Para entender por qué, hay que recordar lo que la investigación de alta calidad nos dice sobre los acuerdos de paz. Primero, una porción muy importante de ellos termina en recaídas en la violencia, quizás porque surgen otros actores (lo que nos pasó a nosotros en la década de 1960). Segundo, las desigualdades más peligrosas en términos de generar violencia organizada son las acumulativas y categóricas, aquellas en las que algunos sectores de la población no tienen voz (ver especialmente la investigación de Frances Stewart y asociados). Tercero, la paz es más sostenible y estable cuando sus beneficios son compartidos, y cuando hay monitoreo y seguimiento internacionales de la implementación de los acuerdos (según concluye Elisabeth Wood hablando acerca de “Los legados agrarios del conflicto en perspectiva comparada”). Cuarto, cuando hay cláusulas de participación política y se cumplen, el 21% de los acuerdos de paz termina en guerra; por el contrario, cuando esas cláusulas no se estipulan, el 79% de los acuerdos se cae (según reciente investigación de Aila Matanock; en esto coincide con las conclusiones de Stewart y lo que muestran investigadores como Cederman acerca de los beneficios de distribuir el poder). Parte de esas altas tasas de éxito se deben a que la participación electoral de la contraparte atrae más involucramiento internacional. Contrariamente a la lógica primitiva del uribismo (“no hay que premiar a los bandidos”), darle voz al actor que entra es una de las mejores formas de aumentar la probabilidad de que el acuerdo sea sostenible.

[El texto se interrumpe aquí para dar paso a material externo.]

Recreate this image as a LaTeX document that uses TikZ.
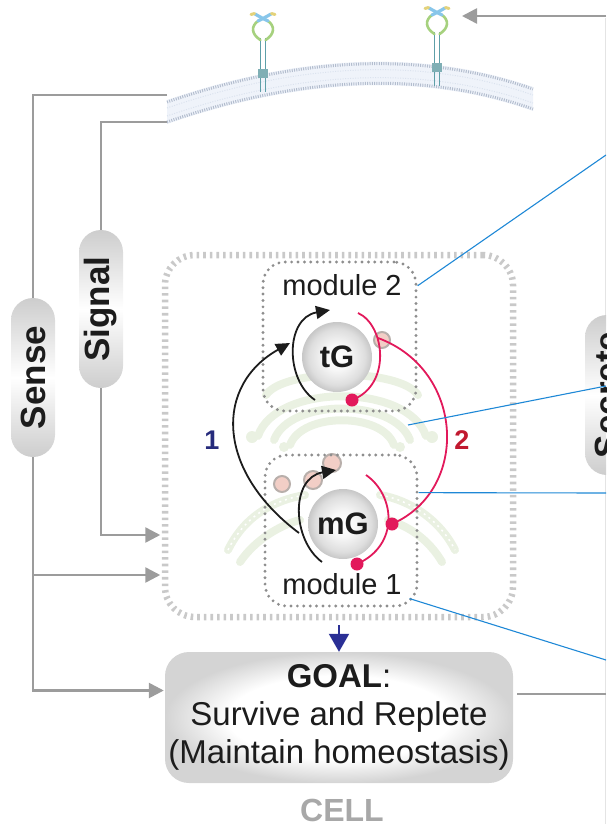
\documentclass[tikz,border=0pt]{standalone}
\usepackage{fontspec}
\setmainfont{Liberation Sans}
\usetikzlibrary{arrows.meta,calc}

\definecolor{lineGray}{HTML}{9C9C9C}
\definecolor{pillEdge}{HTML}{CDCDCD}
\definecolor{boxEdge}{HTML}{D4D4D4}
\definecolor{inkBlack}{HTML}{1C1C1C}
\definecolor{cellDash}{HTML}{C9C9C9}
\definecolor{modDot}{HTML}{8E8E8E}
\definecolor{loopRed}{HTML}{E2195B}
\definecolor{labRed}{HTML}{C1192F}
\definecolor{labNavy}{HTML}{262B7C}
\definecolor{pointBlue}{HTML}{1E88D6}
\definecolor{goalBlue}{HTML}{2A2F95}
\definecolor{golgiGreen}{HTML}{EAF1E2}
\definecolor{vesFill}{HTML}{F2CEC6}
\definecolor{vesRing}{HTML}{B8AFAB}
\definecolor{memFill}{HTML}{EFF3FA}
\definecolor{memHead}{HTML}{B3BDCE}
\definecolor{memTail}{HTML}{DAE2EE}
\definecolor{stalkTeal}{HTML}{5E9FA8}
\definecolor{blockTeal}{HTML}{7FAFB5}
\definecolor{loopGreen}{HTML}{A6D17E}
\definecolor{headBlue}{HTML}{88C6EA}
\definecolor{tipYellow}{HTML}{E3D27A}
\definecolor{cellGray}{HTML}{A8A8A8}
\definecolor{edgeGray}{HTML}{E4E4E4}

% soft vignette for the goal box and the organelle spheres
\pgfdeclareradialshading{goalglow}{\pgfpoint{0bp}{0bp}}{color(0bp)=(white); color(16bp)=(white); color(25bp)=(boxEdge); color(50bp)=(boxEdge)}
\pgfdeclareradialshading{sphere}{\pgfpoint{0bp}{0bp}}{color(0bp)=(white); color(9bp)=(white!97!black); color(20bp)=(white!87!black); color(25bp)=(white!78!black); color(50bp)=(white!78!black)}

\tikzset{
  receptor/.pic={
    \draw[stalkTeal, line width=1.3pt] (-2.6,20) -- (-2.6,74);
    \draw[stalkTeal, line width=1.3pt] (2.6,20) -- (2.6,74);
    \fill[blockTeal] (-5,51) rectangle (5,60);
    \draw[loopGreen, line width=2.6pt, line cap=round] (-2.6,22) .. controls (-12,16) and (-12,8) .. (-5,3);
    \draw[loopGreen, line width=2.6pt, line cap=round] (2.6,22) .. controls (12,16) and (12,8) .. (5,3);
    \draw[headBlue, line width=3.2pt, line cap=round] (-8,-4) .. controls (-3,-1) and (1,1) .. (5,3);
    \draw[headBlue, line width=3.2pt, line cap=round] (8,-4) .. controls (3,-1) and (-1,1) .. (-5,3);
    \draw[tipYellow, line width=3pt, line cap=round] (-12,-3.5) -- (-8.5,-4.5);
    \draw[tipYellow, line width=3pt, line cap=round] (8.5,-4.5) -- (12,-3.5);
  }
}

\begin{document}
\begin{tikzpicture}[x=1pt, y=-1pt,
  grayline/.style={draw=lineGray, line width=2.6pt},
  grayarrow/.style={grayline, -{Triangle[length=15pt,width=15pt]}},
  pill/.style={rotate=90, rectangle, rounded corners=22pt, minimum height=44pt,
    inner sep=0pt, top color=pillEdge, bottom color=pillEdge, middle color=white,
    font=\fontsize{35}{40}\selectfont\bfseries, text=inkBlack},
  cellbox/.style={draw=cellDash, line width=6.5pt, dash pattern=on 2.6pt off 4pt,
    rounded corners=30pt, minimum width=348pt, minimum height=362pt, inner sep=0pt},
  modbox/.style={draw=modDot, line width=3.2pt, dash pattern=on 0pt off 6.4pt,
    line cap=round, rounded corners=22pt, inner sep=0pt},
  organelle/.style={circle, minimum size=70pt, inner sep=0pt, shade, shading=sphere,
    font=\fontsize{31}{36}\selectfont\bfseries, text=inkBlack},
  modlabel/.style={font=\fontsize{29}{34}\selectfont, text=inkBlack, inner sep=0pt, anchor=base},
  looplabel/.style={font=\fontsize{27}{32}\selectfont\bfseries, inner sep=0pt},
  blackarc/.style={draw=inkBlack, line width=1.8pt, -{Triangle[length=14pt,width=13pt]}},
  redarc/.style={draw=loopRed, line width=1.8pt},
  pointer/.style={draw=pointBlue, line width=1.1pt},
  golgi/.style={draw=golgiGreen, line width=8pt, line cap=round},
  vesicle/.style={fill=vesFill, draw=vesRing, line width=2pt},
  goalbox/.style={rectangle, rounded corners=24pt, minimum width=348pt, minimum height=131pt,
    inner sep=0pt, shade, shading=goalglow, align=center,
    font=\fontsize{33}{38}\selectfont, text=inkBlack},
  goalarrow/.style={draw=goalBlue, line width=2pt, -{Triangle[length=18pt,width=20pt]}}
]
\useasboundingbox (0,0) rectangle (606,824);
\clip (0,0) rectangle (606,824);

% edge of the neighbouring panel
\draw[edgeGray, line width=1pt] (605.5,18) -- (605.5,824);

% plasma membrane (lipid bilayer)
\fill[memFill] (167,100) .. controls (302.3,53.7) and (424.3,49.3) .. (533,87)
  -- (533,111) .. controls (424.3,72.7) and (302.3,77.3) .. (167,124) -- cycle;
\draw[memTail, line width=1pt, dash pattern=on 1pt off 1.5pt] (167,108) .. controls (302.3,61.7) and (424.3,57.3) .. (533,95);
\draw[memTail, line width=1pt, dash pattern=on 1pt off 1.5pt] (167,116) .. controls (302.3,69.7) and (424.3,65.3) .. (533,103);
\draw[memHead, line width=3pt, dash pattern=on 1pt off 1.3pt] (167,102) .. controls (302.3,55.7) and (424.3,51.3) .. (533,89);
\draw[memHead, line width=3pt, dash pattern=on 1pt off 1.3pt] (167,122) .. controls (302.3,75.3) and (424.3,70.7) .. (533,109);

% surface receptors
\pic (rec1) at (263,18) {receptor};
\pic (rec2) at (437,12) {receptor};

% external input
\coordinate (extIn) at (606,16);
\coordinate (recTip) at (462,16);
\draw[grayarrow] (extIn) -- (recTip);

% Golgi stack and ER in the background
\draw[golgi] (290,445) .. controls (302,412) and (382,412) .. (394,445);
\draw[golgi] (274,440) .. controls (290,398) and (394,398) .. (410,440);
\draw[golgi] (258,436) .. controls (276,383) and (408,383) .. (426,436);
\draw[golgi] (266,395) .. controls (284,368) and (400,368) .. (418,395);
\draw[golgi] (228,550) .. controls (245,515) and (275,500) .. (305,495);
\draw[golgi] (240,562) .. controls (255,540) and (280,525) .. (300,520);
\draw[golgi] (380,495) .. controls (410,500) and (440,520) .. (455,550);
\draw[golgi] (388,520) .. controls (415,528) and (432,545) .. (442,562);
\fill[golgiGreen] (252,437) circle (6) (432,437) circle (6) (284,447) circle (5) (400,447) circle (5);
\draw[white, line width=1.5pt, dash pattern=on 2pt off 4pt] (228,550) .. controls (245,515) and (275,500) .. (305,495);
\draw[white, line width=1.5pt, dash pattern=on 2pt off 4pt] (380,495) .. controls (410,500) and (440,520) .. (455,550);

% vesicles
\filldraw[vesicle] (382,340) circle (8);
\filldraw[vesicle] (332,463) circle (9);
\filldraw[vesicle] (313,480) circle (9);
\filldraw[vesicle] (282,484) circle (8);

% cell compartment and the two modules
\node[cellbox] (cellbox) at (339,436) {};
\node[modbox, minimum width=153pt, minimum height=149pt] (mod2) at (339.5,336.5) {};
\node[modbox, minimum width=152pt, minimum height=151pt] (mod1) at (341,530.5) {};
\node[modlabel] (mod2lab) at (342,295) {module 2};
\node[modlabel] (mod1lab) at (342,594) {module 1};

% Golgi compartments
\node[organelle] (tG) at (337,357) {tG};
\node[organelle] (mG) at (343,524) {mG};

% positive loops (black)
\draw[blackarc] ($(tG)+(-22,43)$) .. controls ($(tG)+(-52,23)$) and ($(tG)+(-52,-39)$) .. ($(tG)+(-7,-47)$);
\draw[blackarc] ($(mG)+(-21,38)$) .. controls ($(mG)+(-51,16)$) and ($(mG)+(-53,-46)$) .. ($(mG)+(-7,-54)$);
\draw[blackarc] ($(mG)+(-44,9)$) .. controls (215,470) and (215,385) .. ($(tG)+(-47,-14)$);

% negative loops (red)
\coordinate (tGdot) at ($(tG)+(15,43)$);
\coordinate (mGdot) at ($(mG)+(14,40)$);
\coordinate (crossdot) at ($(mG)+(49,0)$);
\draw[redarc] ($(tG)+(21,-44)$) .. controls ($(tG)+(48,-32)$) and ($(tG)+(55,28)$) .. (tGdot);
\draw[redarc] ($(mG)+(23,-49)$) .. controls ($(mG)+(52,-29)$) and ($(mG)+(57,21)$) .. (mGdot);
\draw[redarc] ($(tG)+(41,-19)$) .. controls (465,370) and (470,490) .. (crossdot);
\fill[loopRed] (tGdot) circle (6.5);
\fill[loopRed] (mGdot) circle (6.5);
\fill[loopRed] (crossdot) circle (6.5);

\node[looplabel, text=labNavy] (lab1) at (212,440) {1};
\node[looplabel, text=labRed] (lab2) at (462,440) {2};

% sensing and signalling inputs
\node[pill, minimum width=159pt] (sense) at (33,377.5) {Sense};
\node[pill, minimum width=158pt] (signal) at (101,309) {Signal};
\node[pill, minimum width=160pt] (secrete) at (607,395) {Secrete};

\coordinate (memTop) at (167,95);
\coordinate (memLow) at (167,122);
\coordinate (sigIn) at ($(cellbox.west)+(0,99)$);
\coordinate (senseIn) at ($(cellbox.west)+(0,139)$);
\draw[grayline] (memTop) -| (sense.east);
\draw[grayline] (memLow) -| (signal.east);
\draw[grayarrow, shorten >=1.5pt] (signal.west) |- (sigIn);
\draw[grayarrow, shorten >=1.5pt] (sense.west |- senseIn) -- (senseIn);

% goal of the cell
\node[goalbox] (goal) at (339,717.5) {\textbf{GOAL}:\\Survive and Replete\\(Maintain homeostasis)};
\node[font=\fontsize{32}{36}\selectfont\bfseries, text=cellGray, anchor=base, inner sep=0pt] (cell) at (342,821) {CELL};
\draw[grayarrow, shorten >=1pt] (sense.west) |- ($(goal.west)+(0,-27)$);
\draw[goalarrow, shorten <=5pt] (cellbox.south) -- (goal.north);
\coordinate (goalOut) at (606,694);
\draw[grayline, shorten <=4pt] (goal.east |- goalOut) -- (goalOut);

% pointers to the detail panels
\coordinate (outA) at (606,155);
\coordinate (outB) at (606,386);
\coordinate (outC) at (606,493);
\coordinate (outD) at (606,660);
\coordinate (golgiPt) at (408,425);
\draw[pointer] (mod2.33) -- (outA);
\draw[pointer] (golgiPt) -- (outB);
\draw[pointer] (mod1.26.3) -- (outC);
\draw[pointer] ($(mod1.south east)+(-9,-9)$) -- (outD);
\end{tikzpicture}
\end{document}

El rechazo de la ciudadanía a los horrores cometidos por las Farc contra miles de colombianos es perfectamente entendible. Pero, a menos de que compartamos la fantasía a la vez infantil y homicida de la Cabal (hay que dar bala sin restricciones “a los bandidos”, y si dices lo contrario eres del secretariado secreto de las Farc), es necesario entender que parte de la experiencia de ser ciudadanos es no olvidar nunca que estamos condenados a vivir juntos. Por los siglos de los siglos. Eso implica buscar acuerdos sostenibles. Ciertamente, las Farc no podrían pretender hablar a nombre del campesinado; a la vez, su X Conferencia muestra que tienen una voz agraria específica. Y más nos vale querer oírla. Hacerlo, y habilitar su expresión, no es una licencia espléndida; es parte integral de construir una paz sostenible.